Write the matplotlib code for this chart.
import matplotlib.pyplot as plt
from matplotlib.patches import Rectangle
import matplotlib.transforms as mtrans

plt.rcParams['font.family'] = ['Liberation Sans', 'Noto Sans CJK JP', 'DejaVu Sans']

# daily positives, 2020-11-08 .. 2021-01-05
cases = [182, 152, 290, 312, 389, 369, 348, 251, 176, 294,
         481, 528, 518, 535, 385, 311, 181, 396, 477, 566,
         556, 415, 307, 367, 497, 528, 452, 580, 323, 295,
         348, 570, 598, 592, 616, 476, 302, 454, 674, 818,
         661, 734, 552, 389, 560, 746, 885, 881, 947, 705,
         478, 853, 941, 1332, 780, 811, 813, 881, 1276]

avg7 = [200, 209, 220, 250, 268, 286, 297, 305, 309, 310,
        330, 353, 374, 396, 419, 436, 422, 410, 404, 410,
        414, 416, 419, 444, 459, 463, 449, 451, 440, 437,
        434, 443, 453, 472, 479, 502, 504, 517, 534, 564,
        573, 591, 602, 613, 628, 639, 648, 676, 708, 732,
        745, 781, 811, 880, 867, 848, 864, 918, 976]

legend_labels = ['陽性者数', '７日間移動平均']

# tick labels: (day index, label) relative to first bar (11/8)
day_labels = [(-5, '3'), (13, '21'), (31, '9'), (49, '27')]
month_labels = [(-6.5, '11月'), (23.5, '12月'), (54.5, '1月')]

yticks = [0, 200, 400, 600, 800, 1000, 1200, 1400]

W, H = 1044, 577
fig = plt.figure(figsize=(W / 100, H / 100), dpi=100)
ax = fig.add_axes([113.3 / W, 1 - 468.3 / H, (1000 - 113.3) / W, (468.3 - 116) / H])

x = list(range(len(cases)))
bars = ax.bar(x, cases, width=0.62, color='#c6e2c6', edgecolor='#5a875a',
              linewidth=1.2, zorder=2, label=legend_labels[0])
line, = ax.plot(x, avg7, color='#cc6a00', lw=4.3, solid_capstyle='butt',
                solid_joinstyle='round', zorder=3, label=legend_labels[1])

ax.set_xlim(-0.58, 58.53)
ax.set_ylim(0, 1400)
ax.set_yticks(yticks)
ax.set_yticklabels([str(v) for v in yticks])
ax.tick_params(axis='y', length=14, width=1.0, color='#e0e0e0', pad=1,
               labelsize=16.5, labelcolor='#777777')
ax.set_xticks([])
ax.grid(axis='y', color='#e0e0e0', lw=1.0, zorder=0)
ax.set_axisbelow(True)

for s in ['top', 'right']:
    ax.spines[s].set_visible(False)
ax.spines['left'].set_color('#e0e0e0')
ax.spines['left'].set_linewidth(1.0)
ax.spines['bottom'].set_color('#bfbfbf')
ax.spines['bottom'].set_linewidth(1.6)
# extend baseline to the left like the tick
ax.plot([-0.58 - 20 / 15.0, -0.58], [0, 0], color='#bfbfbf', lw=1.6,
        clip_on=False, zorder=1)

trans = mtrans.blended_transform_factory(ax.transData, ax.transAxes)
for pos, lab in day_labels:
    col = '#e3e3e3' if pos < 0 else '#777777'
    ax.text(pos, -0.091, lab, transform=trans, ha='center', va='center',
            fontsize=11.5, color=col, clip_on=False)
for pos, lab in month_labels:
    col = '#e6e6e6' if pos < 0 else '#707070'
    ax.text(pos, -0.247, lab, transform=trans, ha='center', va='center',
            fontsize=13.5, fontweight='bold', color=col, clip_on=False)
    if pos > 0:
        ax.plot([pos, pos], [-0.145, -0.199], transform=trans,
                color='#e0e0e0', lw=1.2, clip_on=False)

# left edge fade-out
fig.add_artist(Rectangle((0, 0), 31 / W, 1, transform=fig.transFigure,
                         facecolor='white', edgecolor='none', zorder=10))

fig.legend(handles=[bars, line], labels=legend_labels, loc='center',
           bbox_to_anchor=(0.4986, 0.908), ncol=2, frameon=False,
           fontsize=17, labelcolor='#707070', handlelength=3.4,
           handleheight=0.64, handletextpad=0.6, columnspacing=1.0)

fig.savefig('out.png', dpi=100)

* * *

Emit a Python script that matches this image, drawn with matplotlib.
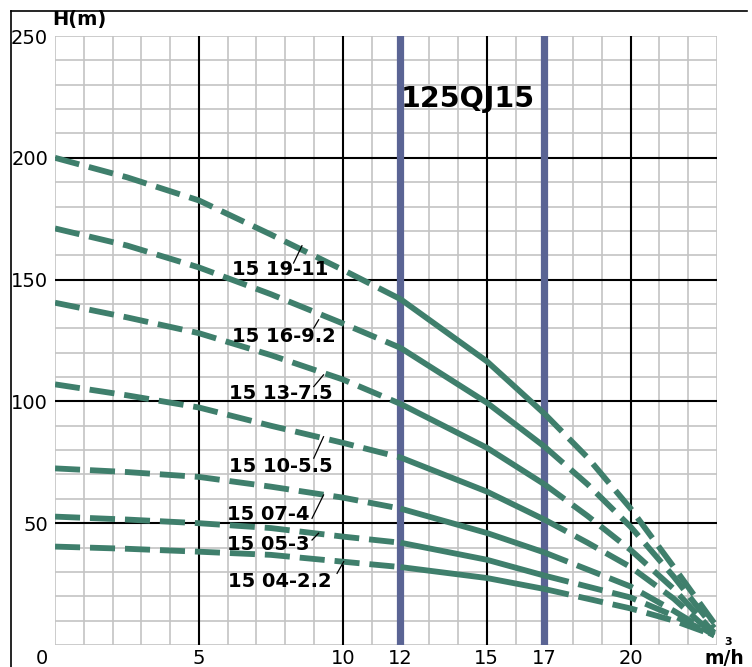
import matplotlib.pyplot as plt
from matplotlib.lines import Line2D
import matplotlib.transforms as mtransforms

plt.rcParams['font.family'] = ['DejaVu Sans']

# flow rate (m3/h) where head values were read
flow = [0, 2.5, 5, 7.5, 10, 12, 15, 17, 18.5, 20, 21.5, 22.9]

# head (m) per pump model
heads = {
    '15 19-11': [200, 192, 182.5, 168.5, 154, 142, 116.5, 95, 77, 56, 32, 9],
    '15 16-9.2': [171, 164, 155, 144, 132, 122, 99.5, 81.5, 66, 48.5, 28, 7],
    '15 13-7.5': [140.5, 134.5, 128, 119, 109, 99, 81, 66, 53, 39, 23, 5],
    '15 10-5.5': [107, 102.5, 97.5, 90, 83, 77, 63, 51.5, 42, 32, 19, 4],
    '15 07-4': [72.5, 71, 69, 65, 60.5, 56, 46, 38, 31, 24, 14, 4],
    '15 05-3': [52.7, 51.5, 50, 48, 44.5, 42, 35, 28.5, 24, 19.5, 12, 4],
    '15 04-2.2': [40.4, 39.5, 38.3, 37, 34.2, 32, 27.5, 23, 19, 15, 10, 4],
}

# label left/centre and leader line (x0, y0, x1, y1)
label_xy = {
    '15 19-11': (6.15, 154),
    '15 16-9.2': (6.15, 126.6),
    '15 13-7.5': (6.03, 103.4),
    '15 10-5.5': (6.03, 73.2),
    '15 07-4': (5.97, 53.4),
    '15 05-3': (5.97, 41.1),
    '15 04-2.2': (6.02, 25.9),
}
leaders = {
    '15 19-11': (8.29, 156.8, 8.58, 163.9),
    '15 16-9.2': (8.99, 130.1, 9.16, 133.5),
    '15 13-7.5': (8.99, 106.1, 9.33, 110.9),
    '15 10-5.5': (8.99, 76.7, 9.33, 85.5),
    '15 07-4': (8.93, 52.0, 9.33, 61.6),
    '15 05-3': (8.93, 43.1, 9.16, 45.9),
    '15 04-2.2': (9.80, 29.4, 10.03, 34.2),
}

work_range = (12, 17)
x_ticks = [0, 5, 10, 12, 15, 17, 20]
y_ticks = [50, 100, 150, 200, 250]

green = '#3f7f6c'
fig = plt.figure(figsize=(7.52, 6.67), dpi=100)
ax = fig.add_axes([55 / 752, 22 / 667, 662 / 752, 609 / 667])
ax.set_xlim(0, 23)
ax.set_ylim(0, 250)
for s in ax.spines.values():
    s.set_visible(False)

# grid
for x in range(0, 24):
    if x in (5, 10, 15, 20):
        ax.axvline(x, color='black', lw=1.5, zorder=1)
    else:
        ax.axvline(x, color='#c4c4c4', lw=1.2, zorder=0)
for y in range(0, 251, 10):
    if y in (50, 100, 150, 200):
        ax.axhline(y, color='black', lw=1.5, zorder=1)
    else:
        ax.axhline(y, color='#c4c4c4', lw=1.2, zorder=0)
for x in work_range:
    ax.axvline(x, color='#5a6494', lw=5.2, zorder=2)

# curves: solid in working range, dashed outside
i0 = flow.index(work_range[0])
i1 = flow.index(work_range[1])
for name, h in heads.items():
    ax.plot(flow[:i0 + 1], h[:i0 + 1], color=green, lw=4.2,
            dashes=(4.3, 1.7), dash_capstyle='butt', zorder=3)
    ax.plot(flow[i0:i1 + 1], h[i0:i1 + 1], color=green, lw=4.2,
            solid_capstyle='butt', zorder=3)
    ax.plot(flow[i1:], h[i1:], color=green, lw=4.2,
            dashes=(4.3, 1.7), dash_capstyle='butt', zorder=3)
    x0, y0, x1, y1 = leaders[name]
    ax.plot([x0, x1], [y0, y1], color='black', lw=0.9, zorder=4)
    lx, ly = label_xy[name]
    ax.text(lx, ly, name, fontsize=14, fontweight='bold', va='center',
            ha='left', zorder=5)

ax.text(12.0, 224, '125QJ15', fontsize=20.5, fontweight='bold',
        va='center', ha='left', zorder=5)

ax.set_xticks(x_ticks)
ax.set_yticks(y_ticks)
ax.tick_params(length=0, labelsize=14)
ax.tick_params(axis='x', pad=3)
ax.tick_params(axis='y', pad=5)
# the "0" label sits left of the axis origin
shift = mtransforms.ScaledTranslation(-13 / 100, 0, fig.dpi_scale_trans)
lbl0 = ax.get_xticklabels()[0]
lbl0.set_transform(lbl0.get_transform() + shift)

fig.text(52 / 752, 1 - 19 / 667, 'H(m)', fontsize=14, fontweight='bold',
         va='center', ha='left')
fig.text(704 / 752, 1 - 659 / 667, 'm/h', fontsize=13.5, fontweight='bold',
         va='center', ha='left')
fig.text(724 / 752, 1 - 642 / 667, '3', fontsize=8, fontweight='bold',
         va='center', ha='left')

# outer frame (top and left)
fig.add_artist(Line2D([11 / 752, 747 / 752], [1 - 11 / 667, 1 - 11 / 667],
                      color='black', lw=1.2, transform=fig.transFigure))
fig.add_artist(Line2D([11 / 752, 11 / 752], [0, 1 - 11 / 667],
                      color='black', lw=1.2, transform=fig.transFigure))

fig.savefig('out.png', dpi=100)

---

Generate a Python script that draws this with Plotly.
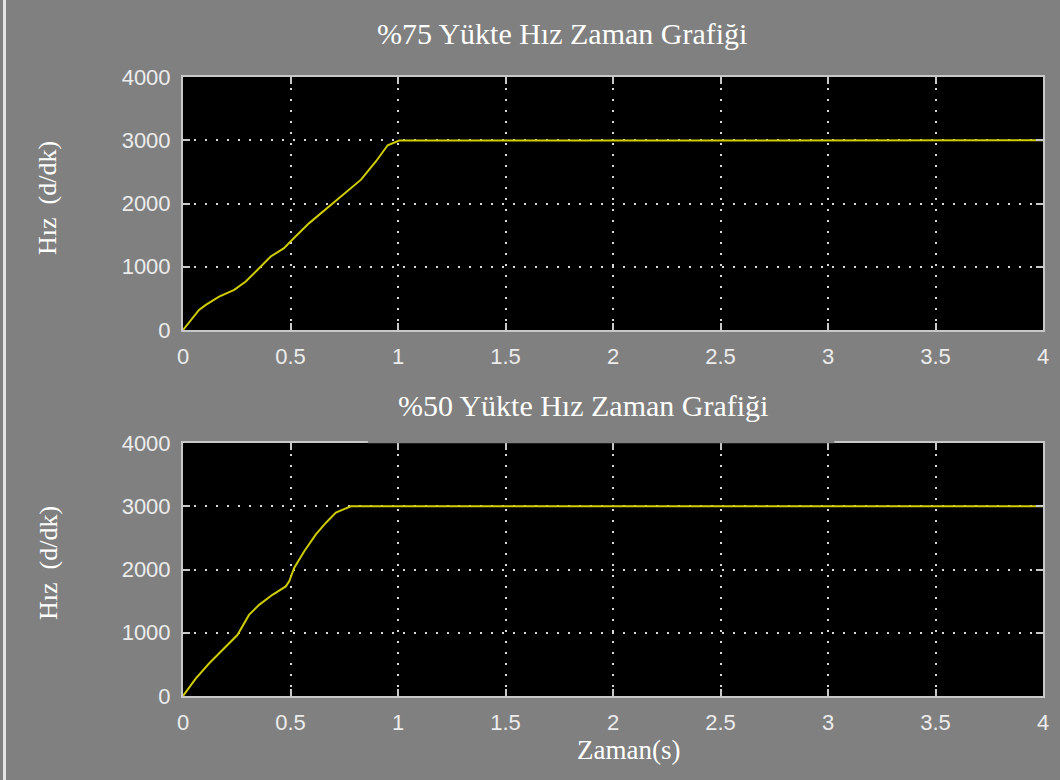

[WHAT YOU ARE ASKED TO DO]:
List each line holding the string "matplotlib".

[WRITTEN RESPONSE]:
Write the matplotlib code for this chart.
import matplotlib.pyplot as plt
from matplotlib.patches import Rectangle
import matplotlib.transforms as mtrans
Emit a Python script that matches this image, drawn with matplotlib.
import matplotlib.pyplot as plt
from matplotlib.lines import Line2D
import matplotlib.transforms as mtransforms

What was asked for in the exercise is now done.